Snubbed By Kerr, Zenmaster In For Rough Times

As I write this, the evening sun is beginning to fall over the Pacific Ocean, about 50 boat slips from Phil Jackson’s home beyond the marina. Um, is he absolutely certain he wouldn’t rather be in California right about now, permanently, without the inevitable failures awaiting him in New York? His first of many obstacles surfaced when, in something of a shock, his publicly desired No. 1 coaching candidate, Steve Kerr, rejected Jackson and the Knicks and took $25 million to coach the Golden State Warriors.

For Kerr, the decision makes too much sense. Who needs the hassle of demanding media and fan expectations in New York — where the team stinks, Jackson’s free-agency whims are locked in bad-contract paralysis until 2015 and Carmelo Anthony may bolt to Chicago or Houston this summer — when the Warriors present a ready-made, 51-victory coaching wet dream with a compelling young star in Steph Curry and one of pro basketball’s most exciting teams? Plus, Kerr’s daughter goes to Cal-Berkeley, a few BART stops from Oracle Arena, and his family home is in San Diego, a 90-minute flight opposed to a six-hour flight to New York. Maybe Jackson can handle a 3,000-mile relationship with his sweetie, Lakers boss Jeanie Buss, but Kerr would prefer a more sane family arrangement, thank you.

“They have a good young team. The location is ideal,” Kerr told NBA.com. “My daughter goes to Cal and plays volleyball. My oldest son is in college in San Diego and our youngest is a junior in high school. It’s just a short flight for them.”

And Phil? “I told Phil, `I think I have to pursue this other opportunity,’ ” Kerr said. “He gave me his blessing. He said go look at it, and do what was in my heart. “Ultimately, it was agonizing to say no to Phil because of what I think of him and what he’s done for my career. When Phil Jackson asks you to coach the Knicks, how do you say no? I think they’re going to turn it around, but going to be a big undertaking and it’s going to take time. The idea of doing that 3,000 miles from home, it just didn’t feel right.”

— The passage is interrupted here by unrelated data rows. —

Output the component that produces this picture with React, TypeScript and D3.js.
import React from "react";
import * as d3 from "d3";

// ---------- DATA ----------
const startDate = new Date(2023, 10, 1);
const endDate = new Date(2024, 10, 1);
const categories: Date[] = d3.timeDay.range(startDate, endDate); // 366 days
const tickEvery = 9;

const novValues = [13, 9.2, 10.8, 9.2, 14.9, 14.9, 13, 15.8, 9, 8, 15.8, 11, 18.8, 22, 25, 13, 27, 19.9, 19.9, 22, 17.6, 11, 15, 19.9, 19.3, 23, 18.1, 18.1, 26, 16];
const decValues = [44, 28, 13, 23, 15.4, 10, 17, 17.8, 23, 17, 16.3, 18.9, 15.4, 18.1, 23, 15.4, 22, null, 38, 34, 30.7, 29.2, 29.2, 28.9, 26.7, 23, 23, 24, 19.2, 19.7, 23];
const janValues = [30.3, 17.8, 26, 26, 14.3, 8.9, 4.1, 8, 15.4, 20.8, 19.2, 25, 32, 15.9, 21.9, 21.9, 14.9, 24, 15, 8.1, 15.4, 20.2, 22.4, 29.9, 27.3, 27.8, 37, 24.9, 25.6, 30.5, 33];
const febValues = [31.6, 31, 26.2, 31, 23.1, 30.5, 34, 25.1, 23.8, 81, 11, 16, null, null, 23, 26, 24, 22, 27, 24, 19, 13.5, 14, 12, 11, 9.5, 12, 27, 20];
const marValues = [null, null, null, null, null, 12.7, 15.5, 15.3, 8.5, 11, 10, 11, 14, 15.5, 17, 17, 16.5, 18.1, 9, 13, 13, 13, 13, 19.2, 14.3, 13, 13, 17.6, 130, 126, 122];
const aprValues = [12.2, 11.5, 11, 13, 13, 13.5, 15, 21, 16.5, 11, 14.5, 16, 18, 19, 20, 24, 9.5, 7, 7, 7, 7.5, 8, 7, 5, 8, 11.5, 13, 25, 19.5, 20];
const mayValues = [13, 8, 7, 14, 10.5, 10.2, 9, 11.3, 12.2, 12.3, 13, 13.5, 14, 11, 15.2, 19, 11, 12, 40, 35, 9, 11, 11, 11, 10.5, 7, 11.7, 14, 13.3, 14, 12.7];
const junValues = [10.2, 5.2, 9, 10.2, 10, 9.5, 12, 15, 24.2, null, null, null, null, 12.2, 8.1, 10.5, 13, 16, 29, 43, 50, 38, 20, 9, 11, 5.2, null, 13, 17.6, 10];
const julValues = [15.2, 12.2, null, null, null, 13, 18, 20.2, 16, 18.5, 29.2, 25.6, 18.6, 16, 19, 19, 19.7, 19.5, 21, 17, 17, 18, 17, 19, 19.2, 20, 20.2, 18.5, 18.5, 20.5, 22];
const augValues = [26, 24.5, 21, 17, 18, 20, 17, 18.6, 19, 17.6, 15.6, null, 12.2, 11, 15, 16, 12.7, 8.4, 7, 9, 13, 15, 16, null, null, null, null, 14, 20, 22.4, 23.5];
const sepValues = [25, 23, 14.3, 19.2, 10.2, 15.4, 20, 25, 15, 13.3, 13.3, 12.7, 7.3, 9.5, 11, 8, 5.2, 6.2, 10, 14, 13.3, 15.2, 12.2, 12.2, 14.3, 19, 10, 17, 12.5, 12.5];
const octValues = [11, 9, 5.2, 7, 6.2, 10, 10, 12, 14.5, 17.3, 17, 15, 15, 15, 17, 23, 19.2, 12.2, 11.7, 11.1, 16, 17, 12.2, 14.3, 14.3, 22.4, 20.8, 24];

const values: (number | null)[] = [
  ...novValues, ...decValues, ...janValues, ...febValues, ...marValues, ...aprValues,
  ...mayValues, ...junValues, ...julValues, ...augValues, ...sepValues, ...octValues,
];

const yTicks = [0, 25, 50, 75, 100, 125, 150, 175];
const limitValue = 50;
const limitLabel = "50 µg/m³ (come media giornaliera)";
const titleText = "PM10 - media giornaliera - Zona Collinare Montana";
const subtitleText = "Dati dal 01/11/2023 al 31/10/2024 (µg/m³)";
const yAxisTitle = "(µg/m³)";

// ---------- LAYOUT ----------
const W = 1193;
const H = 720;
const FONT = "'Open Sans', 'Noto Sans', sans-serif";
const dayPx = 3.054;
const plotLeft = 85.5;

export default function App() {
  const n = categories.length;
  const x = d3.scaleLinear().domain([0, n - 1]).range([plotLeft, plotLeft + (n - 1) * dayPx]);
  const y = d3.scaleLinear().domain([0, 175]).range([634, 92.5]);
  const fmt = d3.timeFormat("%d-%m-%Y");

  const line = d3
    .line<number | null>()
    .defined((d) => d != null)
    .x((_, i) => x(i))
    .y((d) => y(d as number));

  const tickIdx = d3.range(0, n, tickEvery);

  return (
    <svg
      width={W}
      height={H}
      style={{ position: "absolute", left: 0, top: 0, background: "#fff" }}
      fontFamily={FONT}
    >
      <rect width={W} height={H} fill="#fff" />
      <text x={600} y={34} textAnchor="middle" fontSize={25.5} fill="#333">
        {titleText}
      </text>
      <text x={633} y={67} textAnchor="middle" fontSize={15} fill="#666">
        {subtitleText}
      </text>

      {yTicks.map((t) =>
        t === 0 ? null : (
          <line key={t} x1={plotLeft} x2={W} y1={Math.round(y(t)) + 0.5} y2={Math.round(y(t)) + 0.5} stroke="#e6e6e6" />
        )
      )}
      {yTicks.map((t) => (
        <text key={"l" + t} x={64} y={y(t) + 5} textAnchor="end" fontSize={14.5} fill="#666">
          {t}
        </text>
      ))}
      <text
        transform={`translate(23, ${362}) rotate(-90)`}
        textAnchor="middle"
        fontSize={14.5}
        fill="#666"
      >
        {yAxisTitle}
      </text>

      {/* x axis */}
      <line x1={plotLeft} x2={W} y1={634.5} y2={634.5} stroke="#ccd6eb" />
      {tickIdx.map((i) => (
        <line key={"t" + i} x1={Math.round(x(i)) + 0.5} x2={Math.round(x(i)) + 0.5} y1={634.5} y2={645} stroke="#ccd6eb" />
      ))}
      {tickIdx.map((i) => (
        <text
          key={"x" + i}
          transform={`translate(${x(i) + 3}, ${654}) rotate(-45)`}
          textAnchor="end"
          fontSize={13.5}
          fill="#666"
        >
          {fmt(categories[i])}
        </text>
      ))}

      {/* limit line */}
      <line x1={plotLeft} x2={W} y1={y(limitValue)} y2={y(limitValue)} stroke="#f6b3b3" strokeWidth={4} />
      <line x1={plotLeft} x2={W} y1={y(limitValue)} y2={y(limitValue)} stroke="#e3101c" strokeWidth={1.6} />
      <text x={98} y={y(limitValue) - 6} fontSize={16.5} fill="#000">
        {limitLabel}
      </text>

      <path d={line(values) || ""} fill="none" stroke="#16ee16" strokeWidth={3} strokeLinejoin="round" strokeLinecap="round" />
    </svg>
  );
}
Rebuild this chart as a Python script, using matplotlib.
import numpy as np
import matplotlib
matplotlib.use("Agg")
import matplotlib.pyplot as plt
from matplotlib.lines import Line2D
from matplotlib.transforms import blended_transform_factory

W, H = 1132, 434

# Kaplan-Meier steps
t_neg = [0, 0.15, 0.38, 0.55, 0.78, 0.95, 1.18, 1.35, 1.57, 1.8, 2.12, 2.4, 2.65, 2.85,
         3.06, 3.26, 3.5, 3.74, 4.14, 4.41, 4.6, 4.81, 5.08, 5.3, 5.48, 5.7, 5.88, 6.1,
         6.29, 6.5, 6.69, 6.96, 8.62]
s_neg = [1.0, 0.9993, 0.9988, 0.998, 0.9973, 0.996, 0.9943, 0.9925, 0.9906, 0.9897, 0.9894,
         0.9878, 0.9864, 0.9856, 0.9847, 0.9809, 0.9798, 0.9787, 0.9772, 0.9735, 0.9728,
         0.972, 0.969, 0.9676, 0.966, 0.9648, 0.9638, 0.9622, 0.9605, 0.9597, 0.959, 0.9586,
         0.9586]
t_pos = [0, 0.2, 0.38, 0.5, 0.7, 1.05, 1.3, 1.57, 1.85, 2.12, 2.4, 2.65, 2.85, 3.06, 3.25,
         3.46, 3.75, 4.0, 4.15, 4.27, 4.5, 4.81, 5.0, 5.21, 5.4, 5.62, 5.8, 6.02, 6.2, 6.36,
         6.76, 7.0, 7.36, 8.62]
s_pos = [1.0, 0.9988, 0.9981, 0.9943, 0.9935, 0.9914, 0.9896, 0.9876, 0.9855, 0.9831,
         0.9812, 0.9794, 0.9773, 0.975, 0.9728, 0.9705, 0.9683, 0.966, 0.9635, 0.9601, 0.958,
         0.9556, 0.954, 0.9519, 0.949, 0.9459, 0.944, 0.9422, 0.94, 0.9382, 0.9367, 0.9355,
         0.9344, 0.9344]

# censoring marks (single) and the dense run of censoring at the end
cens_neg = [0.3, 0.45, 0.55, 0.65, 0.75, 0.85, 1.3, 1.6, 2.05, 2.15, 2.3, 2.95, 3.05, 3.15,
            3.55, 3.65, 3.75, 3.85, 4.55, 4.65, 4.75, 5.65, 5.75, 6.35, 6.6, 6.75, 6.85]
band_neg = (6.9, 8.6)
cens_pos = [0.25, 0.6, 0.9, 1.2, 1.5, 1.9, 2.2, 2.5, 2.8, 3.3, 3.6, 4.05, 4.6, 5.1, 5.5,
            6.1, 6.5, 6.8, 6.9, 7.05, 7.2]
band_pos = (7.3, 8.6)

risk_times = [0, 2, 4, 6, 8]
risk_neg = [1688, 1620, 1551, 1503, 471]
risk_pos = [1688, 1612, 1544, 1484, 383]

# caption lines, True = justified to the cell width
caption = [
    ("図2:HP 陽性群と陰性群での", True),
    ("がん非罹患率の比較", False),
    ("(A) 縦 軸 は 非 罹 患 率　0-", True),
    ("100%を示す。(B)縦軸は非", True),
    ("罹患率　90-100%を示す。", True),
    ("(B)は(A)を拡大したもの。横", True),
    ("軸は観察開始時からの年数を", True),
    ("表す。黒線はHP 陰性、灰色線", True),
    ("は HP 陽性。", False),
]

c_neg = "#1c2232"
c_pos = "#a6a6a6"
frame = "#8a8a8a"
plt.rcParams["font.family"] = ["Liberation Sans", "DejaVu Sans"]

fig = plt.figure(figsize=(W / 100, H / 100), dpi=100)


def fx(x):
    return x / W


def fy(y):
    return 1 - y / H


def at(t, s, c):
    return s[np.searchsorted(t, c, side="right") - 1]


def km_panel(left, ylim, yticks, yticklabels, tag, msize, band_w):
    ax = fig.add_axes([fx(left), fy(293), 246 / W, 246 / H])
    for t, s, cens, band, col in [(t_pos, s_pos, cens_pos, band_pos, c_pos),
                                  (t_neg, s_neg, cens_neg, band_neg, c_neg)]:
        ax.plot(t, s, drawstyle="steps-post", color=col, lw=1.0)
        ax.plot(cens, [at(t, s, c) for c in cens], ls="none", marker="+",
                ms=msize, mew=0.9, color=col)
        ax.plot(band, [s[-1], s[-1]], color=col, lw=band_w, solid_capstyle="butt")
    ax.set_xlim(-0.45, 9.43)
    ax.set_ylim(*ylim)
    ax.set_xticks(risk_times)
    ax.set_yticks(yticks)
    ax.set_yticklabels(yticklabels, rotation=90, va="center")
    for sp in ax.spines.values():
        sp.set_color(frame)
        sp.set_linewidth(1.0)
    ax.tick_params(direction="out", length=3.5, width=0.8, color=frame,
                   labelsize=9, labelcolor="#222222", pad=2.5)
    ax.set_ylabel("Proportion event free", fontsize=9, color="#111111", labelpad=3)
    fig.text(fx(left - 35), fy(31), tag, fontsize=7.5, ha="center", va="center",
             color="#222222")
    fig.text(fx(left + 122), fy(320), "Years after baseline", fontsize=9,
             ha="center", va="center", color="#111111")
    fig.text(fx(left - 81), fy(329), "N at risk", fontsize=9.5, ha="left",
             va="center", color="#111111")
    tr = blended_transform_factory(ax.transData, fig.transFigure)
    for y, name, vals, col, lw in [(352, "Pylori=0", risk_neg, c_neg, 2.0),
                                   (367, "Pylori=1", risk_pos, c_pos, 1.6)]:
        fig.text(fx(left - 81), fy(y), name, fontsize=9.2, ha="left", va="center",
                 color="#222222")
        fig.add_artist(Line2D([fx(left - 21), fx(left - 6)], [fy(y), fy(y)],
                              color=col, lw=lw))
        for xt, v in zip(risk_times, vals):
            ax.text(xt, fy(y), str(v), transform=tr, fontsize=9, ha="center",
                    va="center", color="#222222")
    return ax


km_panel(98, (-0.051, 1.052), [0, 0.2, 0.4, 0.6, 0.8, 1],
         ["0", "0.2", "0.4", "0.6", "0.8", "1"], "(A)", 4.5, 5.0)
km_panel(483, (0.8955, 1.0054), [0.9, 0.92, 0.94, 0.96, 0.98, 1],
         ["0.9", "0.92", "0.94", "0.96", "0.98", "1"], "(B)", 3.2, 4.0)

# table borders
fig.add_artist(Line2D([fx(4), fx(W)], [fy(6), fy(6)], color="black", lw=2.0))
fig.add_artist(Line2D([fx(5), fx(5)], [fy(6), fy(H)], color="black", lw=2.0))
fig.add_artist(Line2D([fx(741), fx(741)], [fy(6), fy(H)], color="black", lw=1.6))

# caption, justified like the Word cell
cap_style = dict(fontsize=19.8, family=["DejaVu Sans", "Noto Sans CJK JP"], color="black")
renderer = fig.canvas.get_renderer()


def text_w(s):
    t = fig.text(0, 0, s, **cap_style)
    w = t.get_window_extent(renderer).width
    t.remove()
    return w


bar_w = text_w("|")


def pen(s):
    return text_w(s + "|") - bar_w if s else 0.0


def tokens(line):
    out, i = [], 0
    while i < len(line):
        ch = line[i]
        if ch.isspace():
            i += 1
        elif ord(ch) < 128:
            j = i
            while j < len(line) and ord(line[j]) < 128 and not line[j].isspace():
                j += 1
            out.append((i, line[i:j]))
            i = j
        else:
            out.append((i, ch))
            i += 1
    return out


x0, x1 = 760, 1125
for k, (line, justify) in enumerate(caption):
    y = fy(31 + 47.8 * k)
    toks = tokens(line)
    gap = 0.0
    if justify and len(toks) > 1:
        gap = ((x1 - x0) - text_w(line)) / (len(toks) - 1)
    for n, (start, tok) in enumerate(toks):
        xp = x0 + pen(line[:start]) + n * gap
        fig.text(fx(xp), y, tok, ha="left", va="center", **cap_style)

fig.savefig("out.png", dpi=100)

So, now what, almighty Zenmaster? Foreign to the concept of not getting what he wants, the man with 11 coaching championship rings now must deal with being snubbed by a longtime confidante who never has coached a team on any level. If Kerr preferred Golden State’s five-year offer to the Knicks’ four years, then Jackson faces questions of whether the problematic boss who promised he wouldn’t mettle, owner James Dolan, allowed himself to be outbid by Warriors owner Joe Lacob. Maybe Kerr, a California boy at heart, just preferred Golden State for all reasons after Mark Jackson was fired by last week. But in a New York way of thinking, a sports team never, ever should be outmaneuvered for a coach by an outfit called the Golden State Warriors. They probably think it’s a roller derby team.

They should do their homework. The Warriors, despite their insensitive and suspect firing of Mark Jackson, are a real outfit. “”Yes, it’s true, (Kerr) has not coached before,” Lacob told USA Today. But this is what management is all about. You have to be able to pick people, and he is incredibly prepared. … every detail you can imagine. He knew our roster in and out. He had assistant coaches he wanted to go after. It was like a tour de force.

“Look, at the end of the day I know he knows a lot about basketball. We’re taking a little bit of a risk on his coaching ability, but we did that with Mark and it worked. So it’s just about finding the right fit for the organization and a guy who has extremely high potential, is a hard worker and is very prepared. That’s what we have got.”

The Kerr hiring comes after Stan Van Gundy nixed the Warriors to take a power-bloated position with the struggling Detroit Pistons. Perhaps best known in recent months for his regular stints on my national radio program — he was senior basketball analyst at the NBC Sports Radio Network — Van Gundy decided to take a slight pay hike and accept a $35 million over five years to coach AND manage the team as president of basketball operations. The good news is, if someone tried to deliver a him-or-me ultimatum as Dwight Howard tried in Orlando, Van Gundy can ship his ass out instead of getting fired. The bad news? Other than young big man Andre Drummond, the Pistons are a no-cohesion mess on the court and haven’t been relevant in the Detroit area or in the NBA for years.

Continuing the wave of hiring once-veteran guards as virgin coaches — first Jackson, then Jason Kidd, now Kerr — perhaps Jackson is eyeing a familiar face on the Oklahoma City Thunder bench. Derek Fisher has a coaching future if he wants it, and just as Jackson wanted to impart his wisdom to a respected former player such as Kerr, Fisher would fit the same philosophical mold. But there’s an issue. The Lakers, too, are taking their time hiring a coach and might be waiting for Fisher.

That means Phil and Jeanie, sitting in the tree, C-O-M-P-E-T-I-N-G.

What if she wins after not having a job in the Lakers organization for her fiancee?

Sure you still want that Knicks job, Zendude?